Poly-gamma-glutamylation of biomolecules.
Bashiri, G., Bulloch, E.M.M., Bramley, W.R., Davidson, M., Stuteley, S.M., Young, P.G., Harris, P.W.R., Naqvi, M.S.H., Middleditch, M.J., Schmitz, M., Chang, W.C., Baker, E.N., Squire, C.J.(2024) Nat Commun 15: 1310-1310
- PubMed: 38346985 
- DOI: https://doi.org/10.1038/s41467-024-45632-1
- Primary Citation of Related Structures:  
7ULD, 7ULE, 7ULF, 8G8P - PubMed Abstract: 
Poly-γ-glutamate tails are a distinctive feature of archaeal, bacterial, and eukaryotic cofactors, including the folates and F 420 . Despite decades of research, key mechanistic questions remain as to how enzymes successively add glutamates to poly-γ-glutamate chains while maintaining cofactor specificity. Here, we show how poly-γ-glutamylation of folate and F 420 by folylpolyglutamate synthases and γ-glutamyl ligases, non-homologous enzymes, occurs via processive addition of L-glutamate onto growing γ-glutamyl chain termini.

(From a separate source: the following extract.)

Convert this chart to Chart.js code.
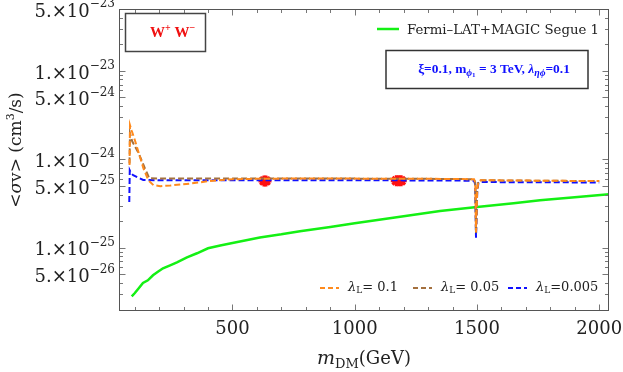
<!DOCTYPE html>
<html>
<head>
<meta charset="utf-8">
<script src="https://cdn.jsdelivr.net/npm/chart.js@4.4.1/dist/chart.umd.min.js"></script>
<style>
  html,body{margin:0;padding:0;background:#fff}
  #wrap{width:623px;height:372px;position:relative}
</style>
</head>
<body>
<div id="wrap"><canvas id="chart" width="623" height="372"></canvas></div>
<script>
// ---- values (m_DM in GeV, <sigma v> in cm^3/s) ----
const massL01   = [79, 81, 88, 101, 122, 136, 156, 177, 205, 246, 328, 410, 500, 600, 700, 800, 900, 1000, 1100, 1200, 1300, 1400, 1488, 1493, 1496, 1498, 1501, 1506, 1515, 1600, 1700, 1800, 1900, 2000];
const sigmaL01  = [8.6e-25, 2.43e-24, 2.1e-24, 1.64e-24, 1.06e-24, 7.9e-25, 5.8e-25, 5.1e-25, 4.97e-25, 5.06e-25, 5.32e-25, 5.7e-25, 5.95e-25, 6.02e-25, 6.05e-25, 6.06e-25, 6.06e-25, 6.05e-25, 6.04e-25, 6.03e-25, 6.02e-25, 6.0e-25, 5.95e-25, 5.5e-25, 1.51e-25, 2.3e-25, 4.6e-25, 5.6e-25, 5.8e-25, 5.78e-25, 5.75e-25, 5.72e-25, 5.7e-25, 5.68e-25];
const massL005  = [79, 81, 90, 117, 142, 160, 200, 300, 400, 500, 600, 800, 1000, 1200, 1400, 1488, 1493, 1496, 1498, 1501, 1506, 1515, 1600, 1800, 2000];
const sigmaL005 = [9.0e-25, 1.97e-24, 1.6e-24, 1.16e-24, 7.9e-25, 6.1e-25, 6.08e-25, 6.07e-25, 6.06e-25, 6.06e-25, 6.06e-25, 6.06e-25, 6.05e-25, 6.03e-25, 6.0e-25, 5.95e-25, 5.45e-25, 1.45e-25, 2.2e-25, 4.5e-25, 5.6e-25, 5.8e-25, 5.78e-25, 5.72e-25, 5.68e-25];
const massL0005 = [78, 80, 85, 94, 135, 200, 300, 400, 500, 600, 800, 1000, 1200, 1400, 1488, 1493, 1496, 1498, 1501, 1506, 1515, 1600, 1800, 2000];
const sigmaL0005= [3.3e-25, 7.5e-25, 7.0e-25, 6.6e-25, 5.85e-25, 5.8e-25, 5.8e-25, 5.8e-25, 5.8e-25, 5.8e-25, 5.8e-25, 5.8e-25, 5.78e-25, 5.76e-25, 5.72e-25, 5.2e-25, 1.3e-25, 2.0e-25, 4.3e-25, 5.4e-25, 5.55e-25, 5.52e-25, 5.5e-25, 5.47e-25];
const fermiMass  = [88, 100, 115, 134, 154, 175, 195, 216, 245, 273, 314, 355, 400, 450, 500, 612, 700, 776, 900, 1000, 1100, 1200, 1349, 1500, 1650, 1758, 1900, 2040];
const fermiSigma = [2.82e-26, 3.06e-26, 3.44e-26, 4.0e-26, 4.29e-26, 4.89e-26, 5.35e-26, 5.86e-26, 6.34e-26, 6.85e-26, 7.81e-26, 8.67e-26, 9.87e-26, 1.06e-25, 1.13e-25, 1.31e-25, 1.42e-25, 1.54e-25, 1.72e-25, 1.89e-25, 2.07e-25, 2.27e-25, 2.61e-25, 2.89e-25, 3.18e-25, 3.44e-25, 3.72e-25, 4.03e-25];
const starMass  = [629, 637, 1170, 1180, 1190];
const starSigma = [5.7e-25, 5.7e-25, 5.72e-25, 5.72e-25, 5.72e-25];

const xTickValues = [500, 1000, 1500, 2000];
const yTickValues = [5e-23, 1e-23, 5e-24, 1e-24, 5e-25, 1e-25, 5e-26];
const lambdaLabels = ['0.1', '0.05', '0.005'];

const SERIF = '"DejaVu Serif", "Liberation Serif", serif';
const TIMES = '"Liberation Serif", "DejaVu Serif", serif';
const COL_ORANGE = '#ff8a1c', COL_BROWN = '#a4703e', COL_BLUE = '#1010ff', COL_GREEN = '#14f014';

const pts = (xs, ys) => xs.map((m, i) => ({x: m, y: ys[i]}));

// draw a row of text pieces (font, offset) starting at x
function runsWidth(ctx, runs) {
  let w = 0;
  runs.forEach(r => { ctx.font = r.font; w += ctx.measureText(r.t).width; });
  return w;
}
function drawRuns(ctx, runs, x, y, color) {
  let cx = x;
  runs.forEach(r => {
    ctx.font = r.font; ctx.fillStyle = r.color || color;
    ctx.fillText(r.t, cx, y + (r.dy || 0));
    cx += ctx.measureText(r.t).width;
  });
  return cx;
}

const frameAndText = {
  id: 'frameAndText',
  afterDraw(chart) {
    const ctx = chart.ctx, ca = chart.chartArea, xs = chart.scales.x, ys = chart.scales.y;
    const L = Math.round(ca.left) + 0.5, R = Math.round(ca.right) - 0.5;
    const T = Math.round(ca.top) + 0.5, B = Math.round(ca.bottom) - 0.5;
    ctx.save();
    // inward tick marks on all four sides
    ctx.strokeStyle = '#777'; ctx.lineWidth = 1;
    ctx.beginPath();
    for (let m = 100; m <= 2000; m += 100) {
      const px = Math.round(xs.getPixelForValue(m)) + 0.5;
      const len = m % 500 === 0 ? 6 : 3.5;
      ctx.moveTo(px, B); ctx.lineTo(px, B - len);
      ctx.moveTo(px, T); ctx.lineTo(px, T + len);
    }
    for (let e = -27; e <= -22; e++) {
      for (let k = 1; k <= 9; k++) {
        const v = k * Math.pow(10, e);
        if (v < ys.min || v > ys.max * 1.0001) continue;
        const py = Math.round(ys.getPixelForValue(v)) + 0.5;
        const len = (k === 1 || k === 5) ? 6 : 3.5;
        ctx.moveTo(L, py); ctx.lineTo(L + len, py);
        ctx.moveTo(R, py); ctx.lineTo(R - len, py);
      }
    }
    ctx.stroke();
    ctx.strokeStyle = '#555';
    ctx.strokeRect(L, T, R - L, B - T);

    // y tick labels  "5.×10^-23"
    ctx.textBaseline = 'middle';
    yTickValues.forEach(v => {
      const e = Math.floor(Math.log10(v) + 1e-9);
      const mant = Math.round(v / Math.pow(10, e));
      const py = ys.getPixelForValue(v);
      const runs = [
        {t: mant + '.×10', font: '18px ' + SERIF, dy: 3},
        {t: '−' + Math.abs(e), font: '12px ' + SERIF, dy: -5}
      ];
      drawRuns(ctx, runs, 115 - runsWidth(ctx, runs), py, '#222');
    });

    // y axis title
    ctx.save();
    ctx.translate(17, 150); ctx.rotate(-Math.PI / 2);
    const yt = [
      {t: '<', font: '17px ' + SERIF},
      {t: 'σ', font: 'italic 17px ' + SERIF},
      {t: 'v> (cm', font: '17px ' + SERIF},
      {t: '3', font: '11px ' + SERIF, dy: -6},
      {t: '/s)', font: '17px ' + SERIF}
    ];
    drawRuns(ctx, yt, -runsWidth(ctx, yt) / 2, 0, '#222');
    ctx.restore();

    // x axis title  m_DM(GeV)
    ctx.textBaseline = 'alphabetic';
    const xt = [
      {t: 'm', font: 'italic 19px ' + SERIF},
      {t: 'DM', font: '13px ' + SERIF, dy: 4},
      {t: '(GeV)', font: '18px ' + SERIF}
    ];
    drawRuns(ctx, xt, (ca.left + ca.right) / 2 - runsWidth(ctx, xt) / 2, 364, '#222');

    // W+W- box
    ctx.lineWidth = 1.5; ctx.strokeStyle = '#444';
    ctx.strokeRect(125.5, 13.5, 80, 38);
    ctx.textBaseline = 'middle';
    const ww = [
      {t: 'W', font: 'bold 15px ' + TIMES},
      {t: '+', font: 'bold 10px ' + TIMES, dy: -5},
      {t: ' W', font: 'bold 15px ' + TIMES},
      {t: '−', font: 'bold 10px ' + TIMES, dy: -5}
    ];
    drawRuns(ctx, ww, 172.5 - runsWidth(ctx, ww) / 2, 33, '#f01010');

    // Fermi legend
    ctx.strokeStyle = COL_GREEN; ctx.lineWidth = 2.5;
    ctx.beginPath(); ctx.moveTo(377, 29); ctx.lineTo(399, 29); ctx.stroke();
    ctx.textBaseline = 'alphabetic';
    drawRuns(ctx, [{t: 'Fermi–LAT+MAGIC Segue 1', font: '13.3px ' + SERIF}], 407, 34, '#222');

    // parameter box
    ctx.lineWidth = 1.5; ctx.strokeStyle = '#333';
    ctx.strokeRect(386, 50.5, 202, 38);
    ctx.textBaseline = 'middle';
    const pb = [
      {t: 'ξ=0.1, m', font: 'bold 13.4px ' + TIMES},
      {t: 'ϕ', font: 'bold italic 10px ' + TIMES, dy: 3},
      {t: '1', font: 'bold 7px ' + TIMES, dy: 5},
      {t: ' = 3 TeV, ', font: 'bold 13.4px ' + TIMES},
      {t: 'λ', font: 'bold italic 13.4px ' + TIMES},
      {t: 'ηϕ', font: 'bold italic 10px ' + TIMES, dy: 3},
      {t: '=0.1', font: 'bold 13.4px ' + TIMES}
    ];
    drawRuns(ctx, pb, 494 - runsWidth(ctx, pb) / 2, 70, COL_BLUE);

    // lambda_L legend
    const legCols = [COL_ORANGE, COL_BROWN, COL_BLUE];
    const legX = [320, 413, 508];
    ctx.lineWidth = 2; ctx.setLineDash([5, 3]);
    lambdaLabels.forEach((lab, i) => {
      ctx.strokeStyle = legCols[i];
      ctx.beginPath(); ctx.moveTo(legX[i], 288); ctx.lineTo(legX[i] + 19, 288); ctx.stroke();
    });
    ctx.setLineDash([]);
    lambdaLabels.forEach((lab, i) => {
      const lr = [
        {t: 'λ', font: 'italic 13px ' + SERIF},
        {t: 'L', font: '9px ' + SERIF, dy: 3},
        {t: (lab === '0.005' ? '=' : '= ') + lab, font: '13px ' + SERIF}
      ];
      drawRuns(ctx, lr, legX[i] + 28, 288, '#222');
    });
    ctx.restore();
  }
};

const dashed = (label, xs, ys, col) => ({
  label, data: pts(xs, ys), borderColor: col, borderWidth: 2, borderDash: [6, 3],
  pointRadius: 0, tension: 0, fill: false
});

new Chart(document.getElementById('chart'), {
  type: 'line',
  data: {
    datasets: [
      dashed('λL= 0.1', massL01, sigmaL01, COL_ORANGE),
      dashed('λL= 0.05', massL005, sigmaL005, COL_BROWN),
      dashed('λL=0.005', massL0005, sigmaL0005, COL_BLUE),
      {label: 'Fermi–LAT+MAGIC Segue 1', data: pts(fermiMass, fermiSigma), borderColor: COL_GREEN,
       borderWidth: 2.5, pointRadius: 0, tension: 0, fill: false},
      {label: 'stars', data: pts(starMass, starSigma), showLine: false, pointStyle: 'star',
       pointRadius: 5.5, borderColor: '#ff1010', backgroundColor: '#ff1010', pointBorderWidth: 3}
    ]
  },
  options: {
    responsive: false, animation: false, devicePixelRatio: 1,
    layout: {padding: {top: 9, right: 14, left: 0, bottom: 0}},
    plugins: {legend: {display: false}, tooltip: {enabled: false}},
    scales: {
      x: {
        type: 'linear', min: 36, max: 2040,
        grid: {display: false, drawTicks: false}, border: {display: false},
        afterBuildTicks: s => { s.ticks = xTickValues.map(v => ({value: v})); },
        ticks: {font: {family: SERIF, size: 18}, color: '#222', padding: 8, maxRotation: 0, autoSkip: false,
                callback: v => String(v)},
        afterFit: s => { s.height = 61; s.paddingLeft = 0; s.paddingRight = 0; }
      },
      y: {
        type: 'logarithmic', min: 1.93e-26, max: 5e-23,
        grid: {display: false, drawTicks: false}, border: {display: false},
        ticks: {display: false},
        afterFit: s => { s.width = 119; s.paddingTop = 0; s.paddingBottom = 0; }
      }
    }
  },
  plugins: [frameAndText]
});
</script>
</body>
</html>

We further reveal structural snapshots of the archaeal γ-glutamyl ligase (CofE) in action, crucially including a bulged-chain product that shows how the cofactor is retained while successive glutamates are added to the chain terminus. This bulging substrate model of processive poly-γ-glutamylation by terminal extension is arguably ubiquitous in such biopolymerisation reactions, including addition to folates, and demonstrates convergent evolution in diverse species from archaea to humans.